Friday, June 10, 2005

Drug Stabbing Time

Katha Pollitt, in last week's The Nation, laments the current sexism in America when it comes to sexual-drugs. The gist of the piece is that women are being discriminated against when it comes to the development, approval and supply of lifestyle sexual drugs. I can say with certainty that drugs are in development for both premature ejaculation - i.e. the prevention (delay?) of - and "Female Sexual Dysfunction", for example. You have got to hand it to big-Pharma, they really know how to coin medical conditions people don't know exist until the marketing departments get moving...

Anyway the development of the former is a lot further down the road than the latter. Pollitt does ask "Where's the female viagra they're always promising us?" Well, believe me "they" are trying and trying damn hard. In order to maintain profit growth the future of the pharmaceutical industry is to persuade people with more disposable income than sense (i.e. the Western World) that our lives are suffering in one way or another and that we need treatments for what ails us.

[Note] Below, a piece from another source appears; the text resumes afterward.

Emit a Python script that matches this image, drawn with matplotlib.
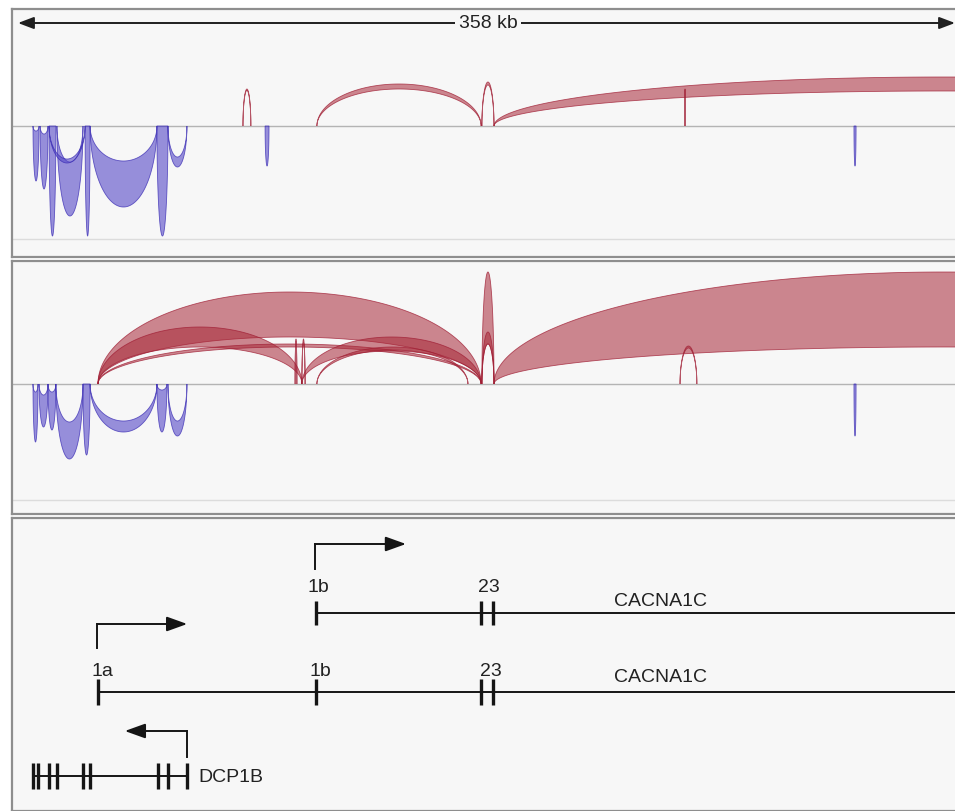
import numpy as np
import matplotlib
matplotlib.use("Agg")
import matplotlib.pyplot as plt
from matplotlib.patches import Polygon, FancyArrowPatch, ArrowStyle

plt.rcParams['font.family'] = ['Liberation Sans', 'DejaVu Sans']

# ---------------- data (genomic positions in kb) ----------------
REGION_KB = 358
ruler_label = "358 kb"

# sample 1 : + strand junctions (red, above)
s1_plus_start = [87.4, 115.5, 178.2, 182.8, 255.2]
s1_plus_end   = [90.4, 177.9, 182.8, 524.8, 255.6]
s1_plus_depth = [37, 42, 44, 49, 37]
s1_plus_width = [1.5, 5, 3, 14, 1]
# sample 1 : - strand junctions (blue, below)
s1_minus_start = [7.6, 10.3, 13.7, 16.7, 13.7, 27.4, 29.3, 54.7, 58.9, 95.8, 319.6]
s1_minus_end   = [9.9, 13.3, 16.3, 26.6, 27.4, 29.3, 54.7, 58.9, 66.1, 97.3, 320.4]
s1_minus_depth = [55, 63, 110, 90, 37, 110, 81, 110, 41, 40, 40]
s1_minus_width = [50, 55, 110, 54, 4, 110, 46, 110, 10, 40, 40]

# sample 2 : + strand junctions
s2_plus_start = [32.3, 32.3, 32.3, 107.2, 109.8, 109.8, 115.5, 178.2, 178.2, 182.8, 253.5]
s2_plus_end   = [177.9, 109.8, 177.9, 107.9, 111.0, 177.9, 172.9, 182.8, 182.8, 524.8, 259.9]
s2_plus_depth = [92, 57, 40, 45, 45, 47, 37, 112, 52, 112, 38]
s2_plus_width = [45, 20, 3, 3, 4, 14, 3, 72, 12, 75, 2]
# sample 2 : - strand junctions
s2_minus_start = [7.6, 9.9, 13.3, 16.3, 26.6, 29.3, 54.7, 58.9, 319.6]
s2_minus_end   = [9.5, 13.3, 16.3, 26.6, 29.3, 54.7, 58.5, 66.1, 320.4]
s2_minus_depth = [58, 43, 46, 75, 71, 48, 48, 52, 52]
s2_minus_width = [50, 32, 38, 37, 71, 11, 42, 15, 52]

# gene models
cac_1b_exons = [115.15, 177.86, 182.42]
cac_1b_label_text = ['1b', '23']
cac_1b_label_exons = [[0], [1, 2]]
cac_1a_exons = [32.3, 115.15, 177.86, 182.42]
cac_1a_label_text = ['1a', '1b', '23']
cac_1a_label_exons = [[0], [1], [2, 3]]
cac_name = 'CACNA1C'
cac_name_pos = 228.4
dcp_exons = [7.6, 9.5, 13.7, 16.7, 26.6, 29.3, 55.1, 58.9, 66.1]
dcp_name = 'DCP1B'

# ---------------- layout ----------------
W, H = 955, 812
fig = plt.figure(figsize=(W / 100, H / 100), dpi=100, facecolor='white')
PX_LEFT, PX_KB0 = 12, 13
kb_per_px = REGION_KB / (W - PX_KB0)
xlim = ((PX_LEFT - PX_KB0) * kb_per_px, REGION_KB)
BG = '#f7f7f7'
FRAME = '#8e8e8e'


def make_ax(top, bottom):
    ax = fig.add_axes([PX_LEFT / W, 1 - bottom / H, (W - PX_LEFT) / W, (bottom - top) / H])
    ax.set_facecolor(BG)
    ax.set_xlim(*xlim)
    ax.set_xticks([]); ax.set_yticks([])
    for side in ['left', 'top', 'bottom']:
        ax.spines[side].set_color(FRAME)
        ax.spines[side].set_linewidth(1.6)
    ax.spines['right'].set_visible(False)
    return ax


RED_FC, RED_EC = '#a82838', '#a01e34'
BLUE_FC, BLUE_EC = '#5548c8', '#3a2cb4'


def draw_arc(ax, s, e, h, t, sign, fc, ec, alpha):
    th = np.linspace(0, np.pi, 400)
    xs = s + (e - s) * (1 - np.cos(th)) / 2
    outer = h * np.sin(th)
    inner = max(h - t, 0) * np.sin(th)
    pts = np.concatenate([np.column_stack([xs, sign * outer]),
                          np.column_stack([xs[::-1], sign * inner[::-1]])])
    ax.add_patch(Polygon(pts, closed=True, facecolor=fc, alpha=alpha, edgecolor='none', zorder=3))
    ax.add_patch(Polygon(pts, closed=True, facecolor='none', edgecolor=ec, lw=0.6, alpha=0.75, zorder=3))


def sashimi(ax, base_px, top_px, bottom_px, line_px, plus, minus):
    ax.set_ylim(base_px - bottom_px, base_px - top_px)
    ax.axhline(0, color='#b4b4b4', lw=1.0, zorder=2)
    ax.axhline(base_px - line_px, color='#dcdcdc', lw=1.0, zorder=2)
    for s, e, h, t in zip(*plus):
        draw_arc(ax, s, e, h, t, 1, RED_FC, RED_EC, 0.55)
    for s, e, h, t in zip(*minus):
        draw_arc(ax, s, e, h, t, -1, BLUE_FC, BLUE_EC, 0.6)


# panel 1
ax1 = make_ax(10, 258)
sashimi(ax1, 127, 10, 258, 240,
        (s1_plus_start, s1_plus_end, s1_plus_depth, s1_plus_width),
        (s1_minus_start, s1_minus_end, s1_minus_depth, s1_minus_width))
ruler_y = 127 - 24
ax1.add_patch(FancyArrowPatch((xlim[0] + 6 * kb_per_px, ruler_y), (REGION_KB, ruler_y),
                              arrowstyle=ArrowStyle('<|-|>', head_length=0.95, head_width=0.36),
                              mutation_scale=10, lw=1.4, color='#202020', shrinkA=0, shrinkB=0, zorder=4))
ax1.text(REGION_KB / 2 + 1.5, ruler_y, ruler_label, ha='center', va='center', fontsize=14, color='#222222',
         zorder=5, bbox=dict(facecolor=BG, edgecolor='none', pad=2.5))

# panel 2
ax2 = make_ax(262, 515)
sashimi(ax2, 385, 262, 515, 501,
        (s2_plus_start, s2_plus_end, s2_plus_depth, s2_plus_width),
        (s2_minus_start, s2_minus_end, s2_minus_depth, s2_minus_width))

# panel 3 : gene models (y in pixel rows)
ax3 = make_ax(519, 812)
ax3.set_ylim(812, 519)
INK = '#151515'
TICK_LW = 2.4


def transcript(ax, exons, label_text, label_exons, line_y, tick_half, label_y, label_dx, x_end,
               name, name_x, name_y, arrow_from, arrow_top, arrow_len, arrow_base):
    ax.plot([exons[0], x_end], [line_y, line_y], color=INK, lw=1.4, solid_capstyle='butt', zorder=3)
    ax.vlines(exons, line_y - tick_half, line_y + tick_half, color=INK, lw=TICK_LW, zorder=3)
    for lab, idx in zip(label_text, label_exons):
        x = float(np.mean([exons[i] for i in idx]))
        ax.text(x + label_dx, label_y, lab, ha='center', va='center', fontsize=14, color='#222222')
    ax.text(name_x, name_y, name, ha='left', va='center', fontsize=14, color='#222222')
    ax.plot([arrow_from, arrow_from], [arrow_base, arrow_top], color=INK, lw=1.4, zorder=3)
    ax.add_patch(FancyArrowPatch((arrow_from, arrow_top), (arrow_from + arrow_len, arrow_top),
                                 arrowstyle=ArrowStyle('-|>', head_length=1.25, head_width=0.45),
                                 mutation_scale=10, lw=1.4, color=INK, shrinkA=0, shrinkB=0, zorder=3))


transcript(ax3, cac_1b_exons, cac_1b_label_text, cac_1b_label_exons, 614, 12, 588, 0.8, REGION_KB + 5,
           cac_name, cac_name_pos, 601, cac_1b_exons[0] - 0.4, 545, 34.6, 570)
transcript(ax3, cac_1a_exons, cac_1a_label_text, cac_1a_label_exons, 693, 13, 671, 1.6, REGION_KB + 5,
           cac_name, cac_name_pos, 677, cac_1a_exons[0] - 0.3, 625, 34.2, 649)
transcript(ax3, dcp_exons, [], [], 777, 13, 0, 0, dcp_exons[-1],
           dcp_name, dcp_exons[-1] + 4.2, 778, dcp_exons[-1], 732, -23.6, 758)

fig.savefig('out.png', dpi=100, facecolor='white')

Assuming that all people can be persuaded that they are not fulfilled by life for some reason or another (i.e. emotional problems, wherever they might manifest themselves; the bedroom, the mirror, in company, alone, pain, anxiety...), various treatments can then be developed and marketed and lots of money made. Obviously drugs are still being developed for clinical diseases but it's these lifestyle drugs where the mega-bucks are expected to be made, simply because the symptoms are so vague anyone can be diagnosed or even persuaded by good marketing to believe that they are "suffering".

I went off the point slightly there but, with regards to Female Sexual Dysfunction, the problem for the R&D departments is that sexual arousal in women is virtually exclusively stimulated by emotional factors, i.e. sexual arousal is in the brain, and that implies that, to arouse a woman that isn't being "turned on", mind stimulating drugs would be required, which would be, obviously enough, a little bit taboo. Viagra works best for men who are mentally aroused but not physically. Making women who aren't mentally aroused physically aroused is bugger all use, hence the lack of a "female viagra" to date.

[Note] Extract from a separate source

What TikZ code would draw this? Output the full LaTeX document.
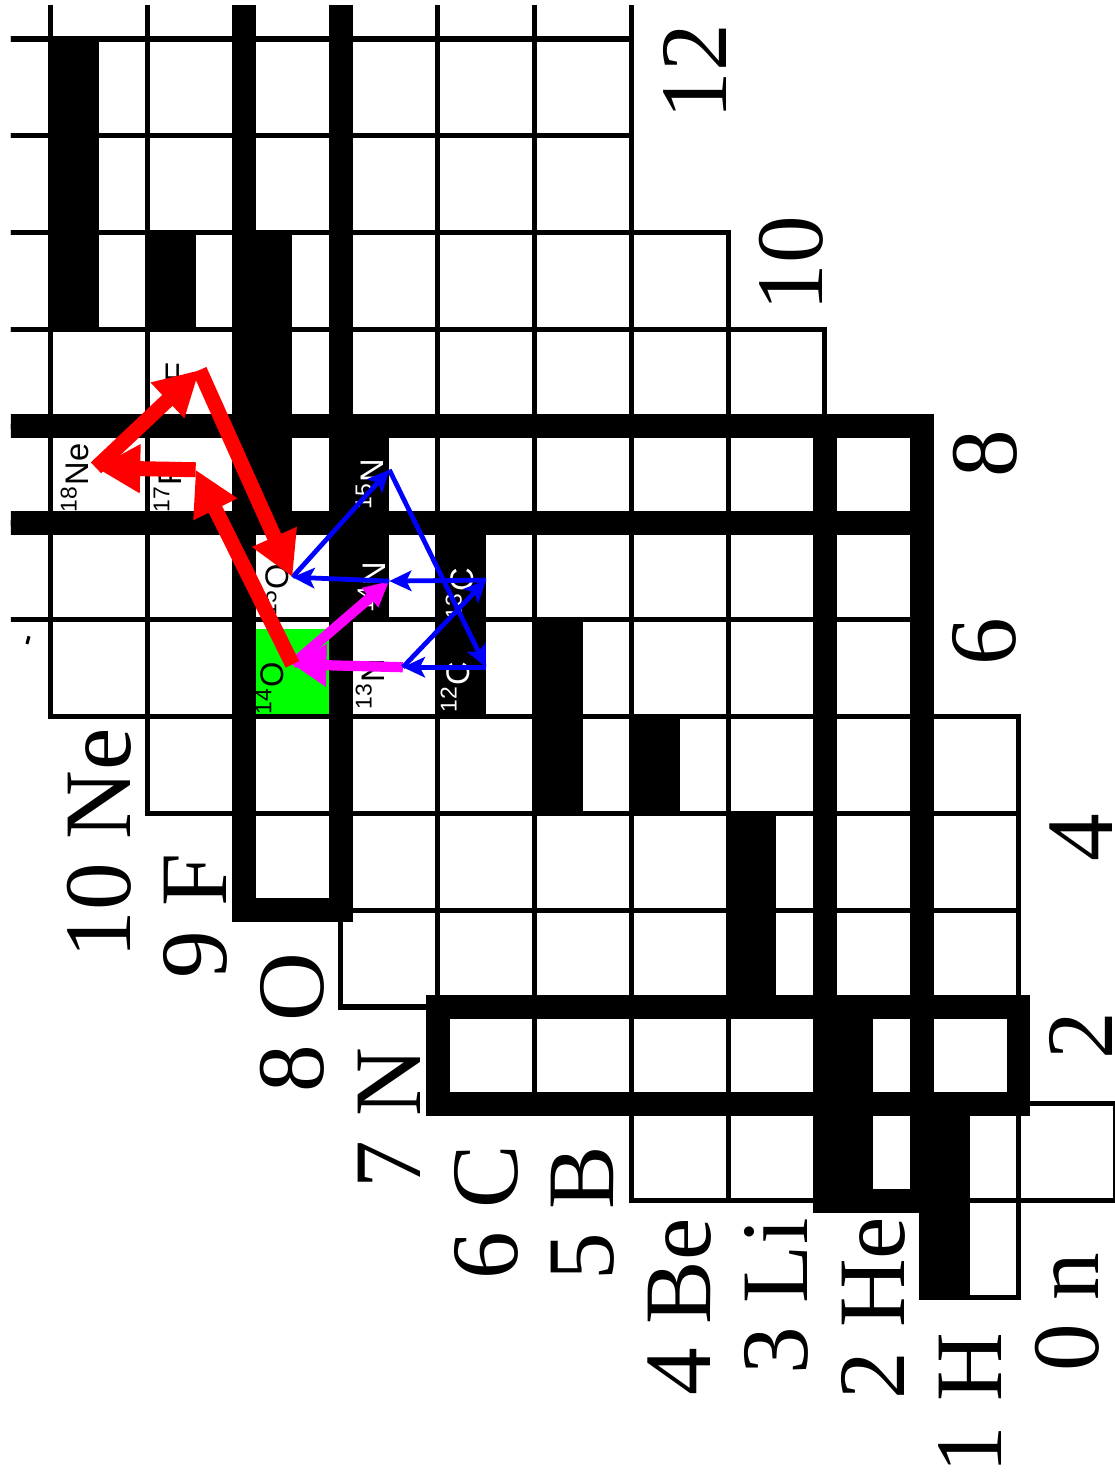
\documentclass[tikz,border=0pt]{standalone}
\usepackage{fontspec}
\setmainfont{Liberation Serif}
\newfontfamily\isofont{Liberation Sans}
\usetikzlibrary{arrows.meta}
\definecolor{cno-red}{RGB}{255,0,0}
\definecolor{cno-blue}{RGB}{0,0,255}
\definecolor{cno-magenta}{RGB}{255,0,255}
\definecolor{cno-green}{RGB}{0,255,0}

\tikzset{
  cellbox/.style={draw=black, line width=1.5pt},
  magicline/.style={draw=black, line width=7pt},
  isolabel/.style={rotate=90, anchor=north west, inner sep=0pt, font=\isofont\fontsize{9.6}{10}\selectfont},
  elemlabel/.style={rotate=90, inner sep=0pt, font=\fontsize{28}{30}\selectfont},
  redarrow/.style={draw=cno-red, line width=4.4pt, -{Triangle[length=13pt,width=13.5pt]}},
  bluearrow/.style={draw=cno-blue, line width=1.4pt, -{Stealth[length=6.5pt,width=6pt,inset=1.5pt]}},
  pinkarrow/.style={draw=cno-magenta, line width=3pt}
}

\begin{document}
\begin{tikzpicture}[x=-1cm, y=1cm]
  \useasboundingbox (11.5217,13.4029) rectangle (0.0031,-1.8864);

  \begin{scope}
    \clip (11.408,13.351) rectangle (-0.5,-1.8);
    % stable nuclides
    \foreach \z/\n in {1/0,1/1,2/1,2/2,3/3,3/4,4/5,5/5,5/6,6/6,6/7,7/7,7/8,8/8,8/9,8/10,9/10,10/10,10/11,10/12,11/12}
      \fill[black] (\z+0.5,\n) rectangle (\z+1,\n+1);
    % 14O
    \fill[cno-green] (8,6) rectangle (9,6.9);
    % cells, row by row
    \foreach \n/\zmin/\zmax in {0/1/1,1/0/4,2/1/6,3/1/7,4/1/8,5/1/9,6/2/10,7/2/11,8/2/11,9/3/11,10/4/11,11/5/11,12/5/11,13/5/11}
      \foreach \z in {\zmin,...,\zmax}
        \draw[cellbox] (\z,\n) rectangle ++(1,1);
    % magic numbers
    \draw[magicline] (9,14) -- (9,4) -- (8,4) -- (8,14);
    \draw[magicline] (2,1) rectangle (3,9);
    \draw[magicline] (1,2) rectangle (7,3);
    \draw[magicline] (2,8) -- (12,8);
    \draw[magicline] (2,9) -- (12,9);
  \end{scope}
  \draw[line width=0.9pt] (11.243,6.75) -- (11.222,6.83);

  % isotope labels
  \node[isolabel, text=white] (lC12) at (6.976,6.037) {\textsuperscript{12}C};
  \node[isolabel, text=white] (lC13) at (6.925,7.0) {\textsuperscript{13}C};
  \node[isolabel] (lN13) at (7.854,6.068) {\textsuperscript{13}N};
  \node[isolabel, text=white] (lN14) at (7.834,7.07) {\textsuperscript{14}N};
  \node[isolabel, text=white] (lN15) at (7.854,8.134) {\textsuperscript{15}N};
  \node[isolabel] (lO14) at (8.888,6.016) {\textsuperscript{14}O};
  \node[isolabel] (lO15) at (8.836,7.029) {\textsuperscript{15}O};
  \node[isolabel] (lF17) at (9.941,8.103) {\textsuperscript{17}F};
  \node[isolabel] (lF18) at (9.869,9.167) {\textsuperscript{18}F};
  \node[isolabel] (lNe18) at (10.902,8.103) {\textsuperscript{18}Ne};

  % element names
  \node[elemlabel] (zNe) at (10.5,4.69) {10 Ne};
  \node[elemlabel] (zF) at (9.5,3.94) {9 F};
  \node[elemlabel] (zO) at (8.5,2.84) {8 O};
  \node[elemlabel] (zN) at (7.5,1.85) {7 N};
  \node[elemlabel] (zC) at (6.5,0.88) {6 C};
  \node[elemlabel] (zB) at (5.5,0.87) {5 B};
  \node[elemlabel] (zBe) at (4.5,-0.10) {4 Be};
  \node[elemlabel] (zLi) at (3.5,0.01) {3 Li};
  \node[elemlabel] (zHe) at (2.5,-0.11) {2 He};
  \node[elemlabel] (zH) at (1.5,-1.09) {1 H};
  \node[elemlabel] (zn) at (0.5,-0.15) {0 n};

  % neutron numbers
  \node[elemlabel] (n12) at (4.34,12.66) {12};
  \node[elemlabel] (n10) at (3.35,10.68) {10};
  \node[elemlabel] (n8) at (1.34,8.72) {8};
  \node[elemlabel] (n6) at (1.35,6.77) {6};
  \node[elemlabel] (n4) at (0.35,4.75) {4};
  \node[elemlabel] (n2) at (0.35,2.70) {2};

  % reaction points
  \coordinate (pO14) at (8.5,6.54);
  \coordinate (pO15) at (8.5,7.44);
  \coordinate (pN13) at (7.36,6.51);
  \coordinate (pN14) at (7.5,7.40);
  \coordinate (pN15) at (7.5,8.55);
  \coordinate (pC12) at (6.5,6.51);
  \coordinate (pC13) at (6.5,7.41);
  \coordinate (pF17) at (9.5,8.55);
  \coordinate (pF18) at (9.46,9.58);
  \coordinate (pNe18) at (10.53,8.57);

  % hot CNO
  \draw[pinkarrow, -{Triangle[length=10pt,width=12pt]}] (pN13) -- (pO14);
  \draw[pinkarrow, -{Triangle[length=7.5pt,width=7pt]}] (pO14) -- (pN14);
  % CNO cycle
  \draw[bluearrow] (pO15) -- (pN15);
  \draw[bluearrow] (pN15) -- (pC12);
  \draw[bluearrow] (pC12) -- (pN13);
  \draw[bluearrow] (pN13) -- (pC13);
  \draw[bluearrow] (pC13) -- (pN14);
  \draw[bluearrow] (pN14) -- (pO15);
  % breakout
  \draw[redarrow] (pO14) -- (pF17);
  \draw[redarrow] (pF17) -- (pNe18);
  \draw[redarrow] (pNe18) -- (pF18);
  \draw[redarrow] (pF18) -- (pO15);
\end{tikzpicture}
\end{document}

Pollitt also mentioned that the FDA turned down an application for a testosterone patch for women who had had their ovaries removed on both health grounds and a fear that there was a potential for "off-label" or recreational use. Well, the FDA are incredibly strict about what can and can't be approved. There are huge numbers of people currently denied access to, for example, a proven multiple sclerosis drug (Elan's Tysabri) and a proven arthritis treatment (Pfizer's Bextra) because of isolated reports of fatalities, which are yet to be proven to be as a result of taking these treatments. I'm not suggesting, by the way, that either the testosterone patch might result in fatalities or that the FDA shouldn't be that strict (Tysabri and Bextra are drugs that were approved and later pulled because the clinical trials did not suggest these side effects were present), I'm just making the point that getting approval for any drug is immensly difficult. If, however, the "off-label" reason was a deciding factor then, frankly, that is a disgrace. I would imagine, though, that Proctor & Gamble, the developer, would resubmit for approval if that's the case.

Finally Pollitt makes the point that the cost of, for example, Viagra is covered by private health insurers in the States while the birth control pill is only covered (with loopholes) by legislation in 21 states. Again that is a disgrace too. I actually don't know if the birth control pill is covered by Ireland's Drug Payment Scheme but it should be as should all contraception and the "morning after" pill.